Eleventh Circuit Court of Appeals - Published Opinions

Thursday, March 05, 2015

Davis: Okay to ask if witness was a "chaplain"

In U.S. v. Davis, No. 13-12436 (March 5, 2015), the Court affirmed a conviction for possessing an unregistered short-barreled shotgun in violation of 26 U.S.C. § 5861(d). Fed. R. Evid. 610 provides that evidence of a witness’s religious beliefs or opinions is not admissible to attach or support the witness’s credibility. The Court rejected the argument that the district court violated Rule 610 when it allowed the government to elicit from a police officer’s testimony the fact that he was employed as a “chaplain.” The Court noted that this did not inquire into the witness’s religious beliefs.
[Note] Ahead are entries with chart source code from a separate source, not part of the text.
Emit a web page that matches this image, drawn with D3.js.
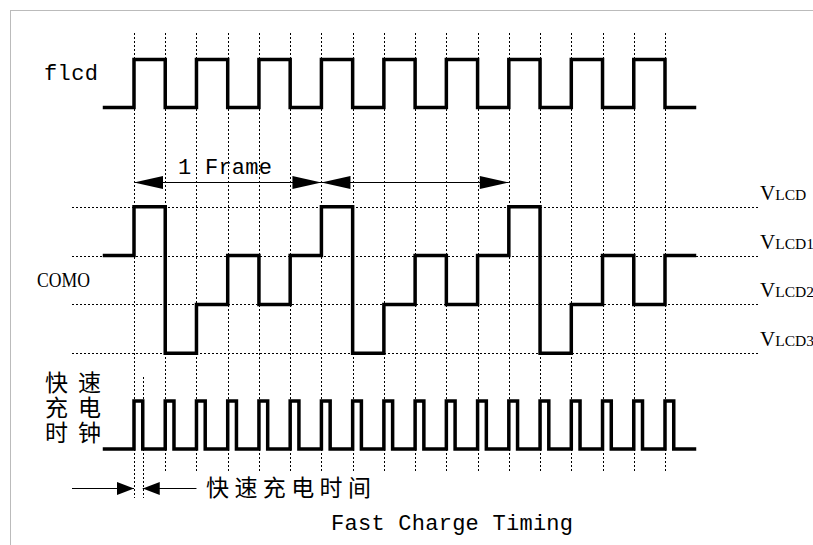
<!DOCTYPE html>
<html><head><meta charset="utf-8">
<script src="https://cdn.jsdelivr.net/npm/d3@7"></script>
<style>html,body{margin:0;padding:0;background:#fff;overflow:hidden}</style>
</head><body>
<script>
// ---- data ----
const gridTicks = d3.range(0, 18);                 // clock edges (grid units)
const flcdLevels = [0,1,0,1,0,1,0,1,0,1,0,1,0,1,0,1,0,1,0]; // per interval [i-1,i]
const comoLevels = [1,0,3,2,1,2,1,0,3,2,1,2,1,0,3,2,1,2,1];  // 0=VLCD .. 3=VLCD3
const levelLabels = ["LCD","LCD1","LCD2","LCD3"];
const fastPulseStarts = d3.range(0, 18);
const fastPulseWidth = 0.28;
const frames = [[0,6],[6,12]];
const frameLabel = "1 Frame";
const signalNames = ["flcd","COMO"];
const fastClockLabel = ["快速","充电","时钟"];
const fastTimeLabel = "快速充电时间";
const title = "Fast Charge Timing";

const W = 813, H = 545;
const svg = d3.select("body").append("svg").attr("width", W).attr("height", H);

const x = d3.scaleLinear().domain([0, 17]).range([134, 665]);
const yLevel = d3.scaleLinear().domain([0, 3]).range([206.7, 353.3]);
const yFlcd = d3.scaleLinear().domain([0, 1]).range([107.5, 59.5]);
const yFast = d3.scaleLinear().domain([0, 1]).range([449, 401]);

// border
svg.append("rect").attr("x",10.5).attr("y",10.5).attr("width",W).attr("height",H)
  .attr("fill","none").attr("stroke","#777").attr("stroke-width",1).attr("stroke-dasharray","1,1");

// vertical grid lines
svg.append("g").selectAll("line").data(gridTicks).join("line")
  .attr("x1", d => Math.round(x(d)) + 0.5).attr("x2", d => Math.round(x(d)) + 0.5)
  .attr("y1", 33).attr("y2", d => d === 0 ? 498 : 473)
  .attr("stroke","#000").attr("stroke-width",1).attr("stroke-dasharray","2,2");
// fast-charge end marker line
svg.append("line").attr("x1", Math.round(x(fastPulseWidth))+0.5).attr("x2", Math.round(x(fastPulseWidth))+0.5)
  .attr("y1", 377).attr("y2", 498)
  .attr("stroke","#000").attr("stroke-width",1).attr("stroke-dasharray","2,2");

// horizontal level lines
svg.append("g").selectAll("line").data(levelLabels).join("line")
  .attr("x1", 72).attr("x2", 758)
  .attr("y1", (d,i) => Math.round(yLevel(i))+0.5).attr("y2", (d,i) => Math.round(yLevel(i))+0.5)
  .attr("stroke","#000").attr("stroke-width",1).attr("stroke-dasharray","2,2");

// step waveform helper
function stepPoints(levels, yScale) {
  const pts = [];
  levels.forEach((v, i) => { pts.push([x(i-1), yScale(v)]); pts.push([x(i), yScale(v)]); });
  return pts;
}
const line = d3.line();
const waveStyle = g => g.attr("fill","none").attr("stroke","#000").attr("stroke-width",3.5)
  .attr("stroke-linejoin","miter").attr("stroke-linecap","butt");

svg.append("path").attr("d", line(stepPoints(flcdLevels, yFlcd))).call(waveStyle);
svg.append("path").attr("d", line(stepPoints(comoLevels, yLevel))).call(waveStyle);

// fast clock
const fastPts = [[x(-1), yFast(0)]];
fastPulseStarts.forEach(t => {
  fastPts.push([x(t), yFast(0)], [x(t), yFast(1)], [x(t+fastPulseWidth), yFast(1)], [x(t+fastPulseWidth), yFast(0)]);
});
fastPts.push([x(18), yFast(0)]);
svg.append("path").attr("d", line(fastPts)).call(waveStyle);

// arrows
function arrowHead(tipX, y, dir, len = 29, half = 6.5) {
  svg.append("path").attr("d", line([[tipX, y], [tipX - dir*len, y - half], [tipX - dir*len, y + half]]) + "Z")
    .attr("fill","#000");
}
const fy = 182.5;
frames.forEach(([a,b]) => {
  svg.append("line").attr("x1", x(a)).attr("x2", x(b)).attr("y1", fy).attr("y2", fy)
    .attr("stroke","#000").attr("stroke-width",1);
  arrowHead(x(a), fy, -1);
  arrowHead(x(b), fy, 1);
});
// fast-charge time arrows
const ay = 488.5;
svg.append("line").attr("x1",72).attr("x2",x(0)).attr("y1",ay).attr("y2",ay).attr("stroke","#000");
arrowHead(x(0), ay, 1, 17, 6.5);
svg.append("line").attr("x1",x(fastPulseWidth)).attr("x2",x(2)).attr("y1",ay).attr("y2",ay).attr("stroke","#000");
arrowHead(x(fastPulseWidth), ay, -1, 17, 6.5);

// texts
const serif = "'Liberation Serif', 'DejaVu Serif', serif";
const mono = "'Liberation Mono', 'DejaVu Sans Mono', monospace";
const cjk = "'Noto Sans CJK SC', sans-serif";
function txt(s, xx, yy, size, len, font = serif, adj = "spacing") {
  const t = svg.append("text").attr("x", xx).attr("y", yy).attr("font-family", font)
    .attr("font-size", size).attr("fill","#000").text(s);
  if (len) t.attr("textLength", len).attr("lengthAdjust", adj);
  return t;
}
txt(signalNames[0], 44, 80, 22, 54, mono);
txt(signalNames[1], 37, 287, 21, 53, serif, "spacingAndGlyphs");
txt(frameLabel, 178, 174, 22, 94, mono);
levelLabels.forEach((l, i) => {
  const t = svg.append("text").attr("x", 760).attr("y", Math.round(yLevel(i)) - 7)
    .attr("font-family", serif).attr("fill","#000");
  t.append("tspan").attr("font-size", 21).text("V");
  t.append("tspan").attr("font-size", 15.5).text(l);
});
const fcl = svg.append("text").attr("font-family", cjk).attr("font-size", 23).attr("fill","#000");
fastClockLabel.forEach((s, i) => fcl.append("tspan").attr("x", 45).attr("y", 391 + i*25)
  .attr("textLength", 56).attr("lengthAdjust","spacing").text(s));
txt(fastTimeLabel, 206, 496, 23, 165, cjk);
txt(title, 331, 530, 22, 242, mono);
</script>
</body></html>
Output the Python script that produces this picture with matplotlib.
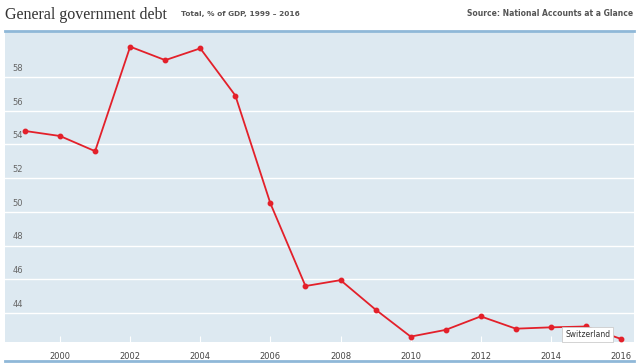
import matplotlib.pyplot as plt
from matplotlib.lines import Line2D

years = list(range(1999, 2017))
debt = [54.8, 54.5, 53.6, 59.8, 59.0, 59.7, 56.9, 50.5, 45.6, 45.95, 44.2,
        42.6, 43.0, 43.8, 43.07, 43.15, 43.2, 42.46]
yticks = [44, 46, 48, 50, 52, 54, 56, 58]
xticks = [2000, 2002, 2004, 2006, 2008, 2010, 2012, 2014, 2016]

fig = plt.figure(figsize=(6.4, 3.64), dpi=100)
ax = fig.add_axes([5 / 640, 1 - 342 / 364, 629 / 640, 311 / 364])
ax.set_facecolor('#dde9f1')
ax.plot(years, debt, color='#e3202a', lw=1.3, marker='o', ms=3.2, zorder=3)

ax.set_xlim(1998.43, 2016.37)
ax.set_ylim(42.28, 60.73)
ax.set_yticks(yticks)
ax.yaxis.grid(True, color='white', lw=1)
ax.tick_params(axis='y', length=0, labelleft=False)
for v in yticks:
    ax.text(1998.65, v + 0.25, str(v), fontsize=6, color='#666666', va='bottom', ha='left')
ax.set_xticks(xticks)
ax.set_xticklabels([str(x) for x in xticks], fontsize=6, color='#444444')
ax.tick_params(axis='x', length=4, direction='in', color='white', pad=7)
for s in ax.spines.values():
    s.set_visible(False)

# top and bottom rules
fig.add_artist(Line2D([5 / 640, 634 / 640], [1 - 31 / 364] * 2, color='#8fb8d8', lw=2))
fig.add_artist(Line2D([5 / 640, 634 / 640], [1 - 361 / 364] * 2, color='#8fb8d8', lw=2))

fig.text(5 / 640, 1 - 15 / 364, 'General government debt', family='Liberation Serif',
         fontsize=11.5, color='#333333', va='center')
fig.text(181 / 640, 1 - 14 / 364, 'Total, % of GDP, 1999 \u2013 2016', fontsize=5.3,
         color='#555555', fontweight='bold', va='center')
fig.text(633 / 640, 1 - 14 / 364, 'Source: National Accounts at a Glance', fontsize=5.5,
         color='#555555', fontweight='bold', va='center', ha='right')

ax.annotate('Switzerland', xy=(2016, 42.46), xytext=(2015.05, 42.7), fontsize=5.5,
            color='#333333', ha='center', va='center',
            bbox=dict(boxstyle='square,pad=0.4', fc='white', ec='#cccccc', lw=0.6))

fig.savefig('out.png', dpi=100)
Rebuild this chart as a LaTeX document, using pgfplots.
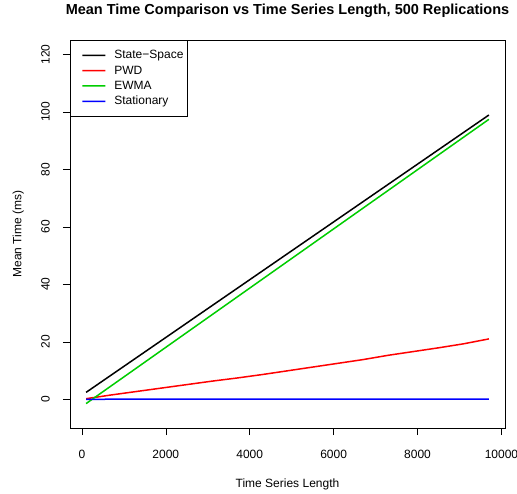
\documentclass[border=0pt]{standalone}
\usepackage{pgfplots}
\pgfplotsset{compat=1.18}
\usetikzlibrary{calc}
\usepackage{fontspec}
\setmainfont{Liberation Sans}
\definecolor{rblack}{RGB}{0,0,0}
\definecolor{rred}{RGB}{255,0,0}
\definecolor{rgreen}{RGB}{0,205,0}
\definecolor{rblue}{RGB}{0,0,255}
\begin{document}
\begin{tikzpicture}[x=1pt,y=1pt]
\begin{axis}[
    name=ax,
    scale only axis,
    width=435pt, height=388pt,
    xmin=-284, xmax=10084,
    ymin=-10, ymax=125,
    xtick={0,2000,4000,6000,8000,10000},
    ytick={0,20,40,60,80,100,120},
    scaled ticks=false,
    /pgf/number format/set thousands separator={},
    /pgf/number format/assume math mode=true,
    tick align=outside,
    major tick length=7pt,
    xtick pos=bottom, ytick pos=left,
    tick style={black, line width=0.5pt},
    axis line style={line width=0.8pt},
    tick label style={font=\fontsize{12}{13}\selectfont},
    yticklabel style={rotate=90, anchor=south, inner ysep=13pt},
    xticklabel style={yshift=-12pt},
    xlabel={Time Series Length},
    ylabel={Mean Time (ms)},
    label style={font=\fontsize{12}{13}\selectfont},
    xlabel style={yshift=-13pt},
    ylabel style={yshift=1pt},
    title={\textbf{Mean Time Comparison vs Time Series Length, 500 Replications}},
    title style={font=\fontsize{14.5}{16}\selectfont, yshift=13pt},
    legend style={at={(0,1)}, anchor=north west, draw=black, line width=0.8pt,
        font=\fontsize{12}{13}\selectfont, inner xsep=2pt, inner ysep=8pt,
        row sep=1.5pt},
    legend cell align=left,
    legend image code/.code={%
        \path[draw=none, fill=none] (0pt,0pt) -- (40pt,0pt);
        \draw[#1, line width=1.5pt] (10pt,0pt) -- (33pt,0.05pt);},
    clip=true,
]
\addplot[rblack, line width=1.5pt] coordinates {(100,2.4) (9700,98.9)};
\addlegendentry{State−Space}
\addplot[rred, line width=1.5pt] coordinates {
(100,0.2) (700,1.5) (1300,2.7) (1900,3.9) (2500,5.1) (3100,6.3) (3700,7.4)
(4300,8.6) (4900,9.9) (5500,11.2) (6100,12.5) (6700,13.8) (7300,15.3)
(7900,16.6) (8500,17.9) (9100,19.3) (9700,21.0)};
\addlegendentry{PWD}
\addplot[rgreen, line width=1.5pt] coordinates {(100,-1.5) (9700,97.4)};
\addlegendentry{EWMA}
\addplot[rblue, line width=1.5pt] coordinates {(100,0) (9700,0.08)};
\addlegendentry{Stationary}
\end{axis}
\pgfresetboundingbox
\path (ax.south west) ++(-70pt,-65pt) rectangle ($(ax.north east)+(12pt,40pt)$);
\end{tikzpicture}
\end{document}
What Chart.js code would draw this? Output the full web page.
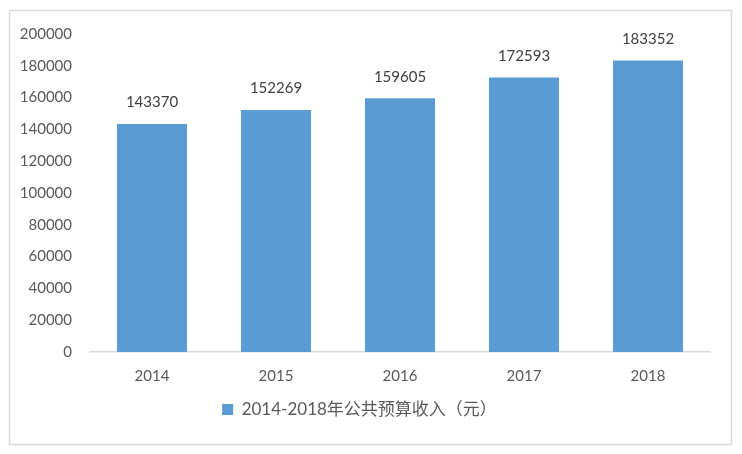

Further, proving a witness’s job is not the same as attacking or supporting a witness’s credibility. The Court noted that a challenge to asking a witness about his position as a chaplain might arise under Fed. R. Evid. 403, but here the defense did not invoke this Rule. At trial, the defense requested a jury instruction that it is legitimate for defense counsel to attack the credibility of a police officer based on his or her interest in the outcome of the case. The Court agreed with the district court that there was no need for this instruction, and the standard instructions on credibility, though not controlling, were adequate. Finally, the Court rejected the challenge to giving a modified Allen charge to a deadlocked jury. The Court found no error in giving the charge in two installments, over time. The Court noted that the instruction was given after the jury reported its deadlock after 3 hours of deliberation, and that the court told the jury that if it worked through lunch and was still deadlocked it would be discharged.